Repeat all of the material below exactly as written, images excluded.

### Provided data
——

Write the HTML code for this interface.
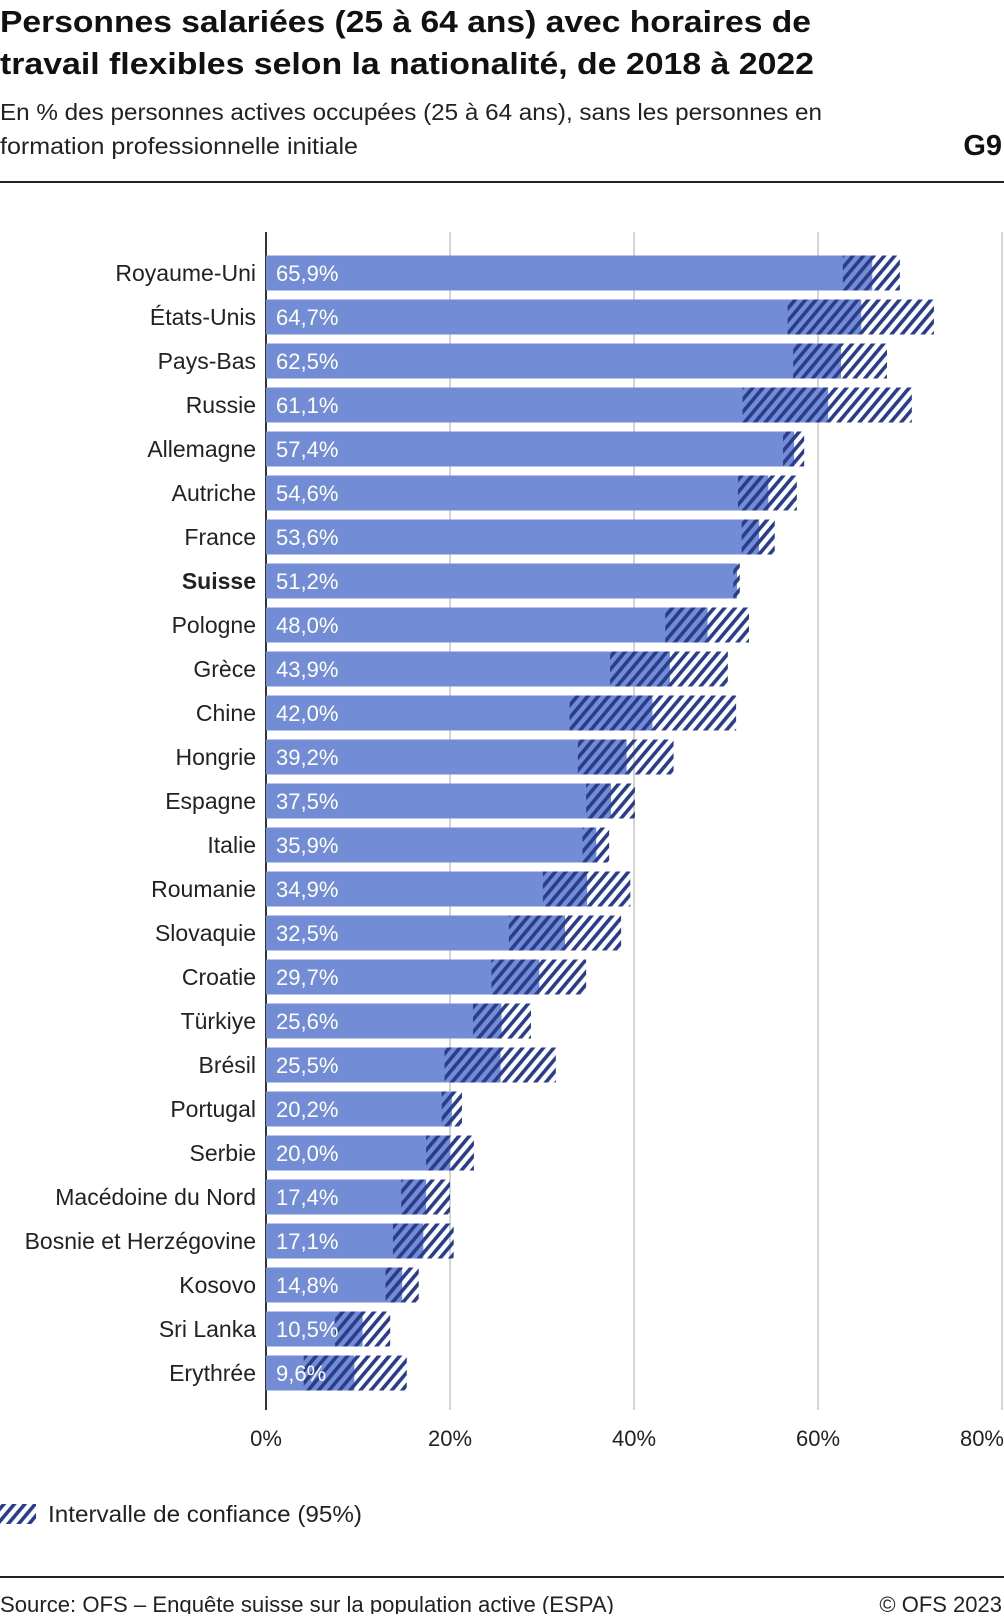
<!DOCTYPE html>
<html><head><meta charset="utf-8"><style>
body{margin:0;background:#fff}
svg text{font-family:"Liberation Sans",sans-serif}
</style></head><body>
<svg id="c" width="1004" height="1614" viewBox="0 0 1004 1614" xmlns="http://www.w3.org/2000/svg">
<defs>
<pattern id="hatch" patternUnits="userSpaceOnUse" width="8" height="8" patternTransform="rotate(40)">
<rect width="3.6" height="8" fill="#2a3d8c"/>
</pattern>
</defs>
<text x="0" y="32" font-size="31" font-weight="bold" fill="#111" textLength="811" lengthAdjust="spacingAndGlyphs">Personnes salariées (25 à 64 ans) avec horaires de</text>
<text x="0" y="74" font-size="31" font-weight="bold" fill="#111" textLength="814" lengthAdjust="spacingAndGlyphs">travail flexibles selon la nationalité, de 2018 à 2022</text>
<text x="0" y="120" font-size="23" fill="#222" textLength="822" lengthAdjust="spacingAndGlyphs">En % des personnes actives occupées (25 à 64 ans), sans les personnes en</text>
<text x="0" y="154" font-size="23" fill="#222" textLength="358" lengthAdjust="spacingAndGlyphs">formation professionnelle initiale</text>
<text x="1002" y="155" font-size="29" font-weight="bold" fill="#111" text-anchor="end">G9</text>
<rect x="0" y="181" width="1004" height="2" fill="#222"/>
<g id="grid"></g><g id="bars"></g><g id="labels"></g>
<g>
<rect x="0" y="1504" width="36" height="20" fill="url(#hatch)"/>
<text x="48" y="1522" font-size="23" fill="#222" textLength="314" lengthAdjust="spacingAndGlyphs">Intervalle de confiance (95%)</text>
</g>
<rect x="0" y="1576" width="1004" height="2" fill="#222"/>
<text x="0" y="1612" font-size="22" fill="#222" textLength="614" lengthAdjust="spacingAndGlyphs">Source: OFS – Enquête suisse sur la population active (ESPA)</text>
<text x="1002" y="1612" font-size="22" fill="#222" text-anchor="end">© OFS 2023</text>
</svg>
<script>
const countries=["Royaume-Uni","États-Unis","Pays-Bas","Russie","Allemagne","Autriche","France","Suisse","Pologne","Grèce","Chine","Hongrie","Espagne","Italie","Roumanie","Slovaquie","Croatie","Türkiye","Brésil","Portugal","Serbie","Macédoine du Nord","Bosnie et Herzégovine","Kosovo","Sri Lanka","Erythrée"];
const values=[65.9,64.7,62.5,61.1,57.4,54.6,53.6,51.2,48.0,43.9,42.0,39.2,37.5,35.9,34.9,32.5,29.7,25.6,25.5,20.2,20.0,17.4,17.1,14.8,10.5,9.6];
const ciLow=[62.7,56.7,57.3,51.8,56.2,51.3,51.7,50.8,43.4,37.4,33.0,33.9,34.8,34.4,30.1,26.4,24.5,22.5,19.4,19.1,17.4,14.7,13.8,13.0,7.5,4.1];
const ciHigh=[68.9,72.6,67.5,70.2,58.5,57.7,55.3,51.5,52.5,50.2,51.1,44.3,40.1,37.3,39.6,38.6,34.8,28.8,31.5,21.3,22.6,20.0,20.4,16.6,13.5,15.3];
const ticks=[0,20,40,60,80];
const tickLabels=["0%","20%","40%","60%","80%"];
const NS="http://www.w3.org/2000/svg";
const X0=266,PX=9.2,Y0=273,STEP=44,BH=35,TOP=232,BOT=1410;
const x=v=>X0+v*PX, y=i=>Y0+i*STEP;
function mk(t,a,p){const e=document.createElementNS(NS,t);for(const k in a)e.setAttribute(k,a[k]);p.appendChild(e);return e;}
const grid=document.getElementById('grid'),bars=document.getElementById('bars'),labels=document.getElementById('labels');
ticks.forEach((t,i)=>{
  if(t>0){const g=mk('rect',{x:x(t)-1,y:TOP,width:2,height:BOT-TOP,fill:'#d4d4d4'},grid);
  
  }
  const tl=mk('text',{x:x(t),y:1446,'font-size':22,fill:'#222','text-anchor':i==4?'end':'middle'},grid);
  if(i==4)tl.setAttribute('x',x(t)+2);
  tl.textContent=tickLabels[i];
  
  
});
countries.forEach((c,i)=>{
  const cy=y(i);
  const b=mk('rect',{x:X0,y:cy-BH/2,width:x(values[i])-X0,height:BH,fill:'#738cd6'},bars);
  
  
  const h=mk('rect',{x:x(ciLow[i]),y:cy-BH/2,width:x(ciHigh[i])-x(ciLow[i]),height:BH,fill:'url(#hatch)'},bars);
  
  
  const l=mk('text',{x:X0-10,y:cy+8,'font-size':23,fill:'#222','text-anchor':'end','font-weight':c=="Suisse"?'bold':'normal'},labels);
  l.textContent=c;
  
  
  const v=mk('text',{x:X0+10,y:cy+8,'font-size':22,fill:'#fff'},labels);
  v.textContent=values[i].toFixed(1).replace('.',',')+'%';
  
  
});
const ax=mk('rect',{x:X0-1,y:TOP,width:2,height:BOT-TOP,fill:'#333'},grid);


</script>
</body></html>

——

### Output for this task
Write the HTML code for this interface.
<!DOCTYPE html>
<html><head><meta charset="utf-8"><style>
body{margin:0;background:#fff}
svg text{font-family:"Liberation Sans",sans-serif}
</style></head><body>
<svg id="c" width="1004" height="1614" viewBox="0 0 1004 1614" xmlns="http://www.w3.org/2000/svg">
<defs>
<pattern id="hatch" patternUnits="userSpaceOnUse" width="8" height="8" patternTransform="rotate(40)">
<rect width="3.6" height="8" fill="#2a3d8c"/>
</pattern>
</defs>
<text x="0" y="32" font-size="31" font-weight="bold" fill="#111" textLength="811" lengthAdjust="spacingAndGlyphs">Personnes salariées (25 à 64 ans) avec horaires de</text>
<text x="0" y="74" font-size="31" font-weight="bold" fill="#111" textLength="814" lengthAdjust="spacingAndGlyphs">travail flexibles selon la nationalité, de 2018 à 2022</text>
<text x="0" y="120" font-size="23" fill="#222" textLength="822" lengthAdjust="spacingAndGlyphs">En % des personnes actives occupées (25 à 64 ans), sans les personnes en</text>
<text x="0" y="154" font-size="23" fill="#222" textLength="358" lengthAdjust="spacingAndGlyphs">formation professionnelle initiale</text>
<text x="1002" y="155" font-size="29" font-weight="bold" fill="#111" text-anchor="end">G9</text>
<rect x="0" y="181" width="1004" height="2" fill="#222"/>
<g id="grid"></g><g id="bars"></g><g id="labels"></g>
<g>
<rect x="0" y="1504" width="36" height="20" fill="url(#hatch)"/>
<text x="48" y="1522" font-size="23" fill="#222" textLength="314" lengthAdjust="spacingAndGlyphs">Intervalle de confiance (95%)</text>
</g>
<rect x="0" y="1576" width="1004" height="2" fill="#222"/>
<text x="0" y="1612" font-size="22" fill="#222" textLength="614" lengthAdjust="spacingAndGlyphs">Source: OFS – Enquête suisse sur la population active (ESPA)</text>
<text x="1002" y="1612" font-size="22" fill="#222" text-anchor="end">© OFS 2023</text>
</svg>
<script>
const countries=["Royaume-Uni","États-Unis","Pays-Bas","Russie","Allemagne","Autriche","France","Suisse","Pologne","Grèce","Chine","Hongrie","Espagne","Italie","Roumanie","Slovaquie","Croatie","Türkiye","Brésil","Portugal","Serbie","Macédoine du Nord","Bosnie et Herzégovine","Kosovo","Sri Lanka","Erythrée"];
const values=[65.9,64.7,62.5,61.1,57.4,54.6,53.6,51.2,48.0,43.9,42.0,39.2,37.5,35.9,34.9,32.5,29.7,25.6,25.5,20.2,20.0,17.4,17.1,14.8,10.5,9.6];
const ciLow=[62.7,56.7,57.3,51.8,56.2,51.3,51.7,50.8,43.4,37.4,33.0,33.9,34.8,34.4,30.1,26.4,24.5,22.5,19.4,19.1,17.4,14.7,13.8,13.0,7.5,4.1];
const ciHigh=[68.9,72.6,67.5,70.2,58.5,57.7,55.3,51.5,52.5,50.2,51.1,44.3,40.1,37.3,39.6,38.6,34.8,28.8,31.5,21.3,22.6,20.0,20.4,16.6,13.5,15.3];
const ticks=[0,20,40,60,80];
const tickLabels=["0%","20%","40%","60%","80%"];
const NS="http://www.w3.org/2000/svg";
const X0=266,PX=9.2,Y0=273,STEP=44,BH=35,TOP=232,BOT=1410;
const x=v=>X0+v*PX, y=i=>Y0+i*STEP;
function mk(t,a,p){const e=document.createElementNS(NS,t);for(const k in a)e.setAttribute(k,a[k]);p.appendChild(e);return e;}
const grid=document.getElementById('grid'),bars=document.getElementById('bars'),labels=document.getElementById('labels');
ticks.forEach((t,i)=>{
  if(t>0){const g=mk('rect',{x:x(t)-1,y:TOP,width:2,height:BOT-TOP,fill:'#d4d4d4'},grid);
  
  }
  const tl=mk('text',{x:x(t),y:1446,'font-size':22,fill:'#222','text-anchor':i==4?'end':'middle'},grid);
  if(i==4)tl.setAttribute('x',x(t)+2);
  tl.textContent=tickLabels[i];
  
  
});
countries.forEach((c,i)=>{
  const cy=y(i);
  const b=mk('rect',{x:X0,y:cy-BH/2,width:x(values[i])-X0,height:BH,fill:'#738cd6'},bars);
  
  
  const h=mk('rect',{x:x(ciLow[i]),y:cy-BH/2,width:x(ciHigh[i])-x(ciLow[i]),height:BH,fill:'url(#hatch)'},bars);
  
  
  const l=mk('text',{x:X0-10,y:cy+8,'font-size':23,fill:'#222','text-anchor':'end','font-weight':c=="Suisse"?'bold':'normal'},labels);
  l.textContent=c;
  
  
  const v=mk('text',{x:X0+10,y:cy+8,'font-size':22,fill:'#fff'},labels);
  v.textContent=values[i].toFixed(1).replace('.',',')+'%';
  
  
});
const ax=mk('rect',{x:X0-1,y:TOP,width:2,height:BOT-TOP,fill:'#333'},grid);


</script>
</body></html>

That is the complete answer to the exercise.